A CRE portfolio reporting tool is software that consolidates commercial real estate lending data into decisions a credit team can act on. It connects to the Excel underwriting and cash-flow models analysts already build, through a one-click add-in, so it enriches those models with live data instead of replacing them. It centralizes deal and asset information in one place, so portfolio exposure, covenant status, and concentration risk surface in real time. It also generates board, LP, investment-committee, and regulatory reports on demand, so nobody rebuilds a spreadsheet the night before a meeting.

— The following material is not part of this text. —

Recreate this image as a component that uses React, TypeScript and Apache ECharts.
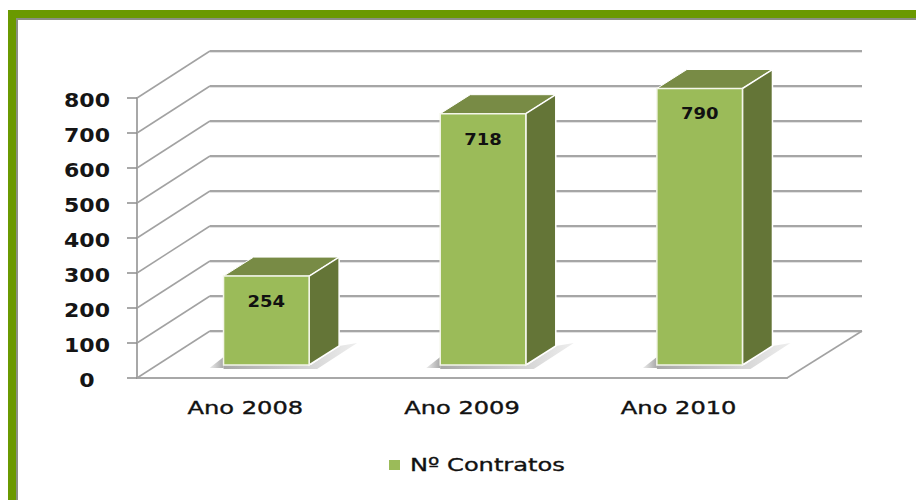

Commercial real estate lenders are generating more data on deals than ever before, but efficiently accessing it is challenging. With hundreds, if not thousands, of deals siloed and scattered between various Excel workbooks, pulling data on past deals makes it that much more difficult to price during the underwriting process. Without a centralized database for commercial real estate tracking, lenders could face process inefficiencies, manual errors, and missed opportunities to make smarter investment decisions.
According to Deloitte, commercial real estate firms that invest more in technology budgets will face better opportunities to leverage efficiency into growth and opportunity. For example, instead of relying on one model over the other, consider integrating existing native Excel workflows into cloud-based commercial real estate solutions. While spreadsheets alone are powerful financial modeling tools, they don’t provide the high-powered reporting and analysis that can drive customer experience and loyalty.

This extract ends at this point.